Governing the Data and Updating the Architecture

These challenges require a mature approach to data governance covering the life cycle of different data types and addressing the constraints and complexities intrinsic to each one. Governance should be based on a system-agnostic view built on a single, company-wide categorization of all data into “data domains.” The level of detail may be different for different companies, reflecting variations in organizational levels and functional ownership. Data domains are the basis for any initiative regarding data definition, data quality, data access, or data-specific business rules, including concerns such as data privacy and confidentiality. Exhibit 2 shows an illustrative subset of a data domain map.

Next, O&G companies must move from a monolithic to a modular technology stack in order to free up their data and take advantage of new technologies. A data and digital platform lowers costs and improves speed and agility by decoupling front-end capabilities from data, liberating data from core transactional systems, and enabling smart-business engines with machine-learning and AI capabilities.
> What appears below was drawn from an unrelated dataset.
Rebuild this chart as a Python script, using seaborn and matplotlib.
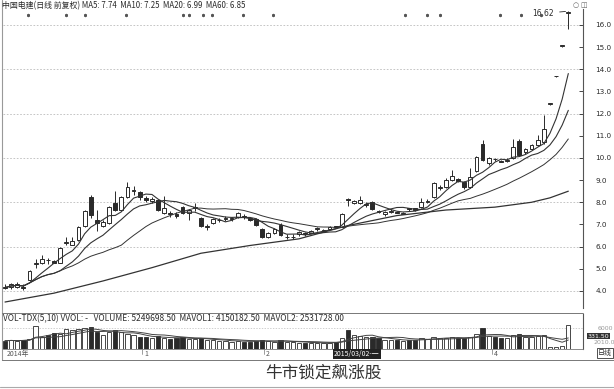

With this goal of a decoupled architecture in mind, O&G companies need to build a reference architecture to access and use the data assets. As with the data use cases, companies must prioritize and sequence their architecture modernization initiatives so that the first wave of improvements provides a foundation for the upgrades necessary to enable future use cases. Ultimately, O&G leaders must build a data platform that can scale horizontally to leverage the data sources in a consistent way across a variety of cases and potentially complex local IT landscapes. Horizontal scaling combined with a multicloud approach is necessary in order to cope with the huge amount of data and to allow geographically dispersed teams to collaborate effectively.

Successful Implementation

The final challenge is to get the execution right. Digital is, to a large degree, a change management effort. As a rule of thumb, typically 10% of success depends on architecture, 20% on data, and 70% on change management. There must be an integrated, multidisciplinary effort across digital app development, data governance, and architecture and operating model changes. To realize value at scale, digital needs to enable fundamental changes in how people work and how decisions are made in new end-to-end workflows. Starting with a few powerful lighthouse use cases—with well-defined value potential and a high degree of management support—is a tested way to move forward and ensure organizational learning and buildup of momentum. This, in the end, is what ensures that value is actually delivered.


O&G companies are currently reaping large profits from their operations, but it’s important that they innovate to stay relevant and competitive in a rapidly changing economic environment. They will need to become much more data driven, leveraging data and AI to drive high-value use cases. But successfully leveraging data is a complex effort that cannot be done by IT alone. It is a major change to how companies work. Setting up the basic data governance, defining a new data and digital architecture, and driving the first use case pilots require significant time, effort, and commitment.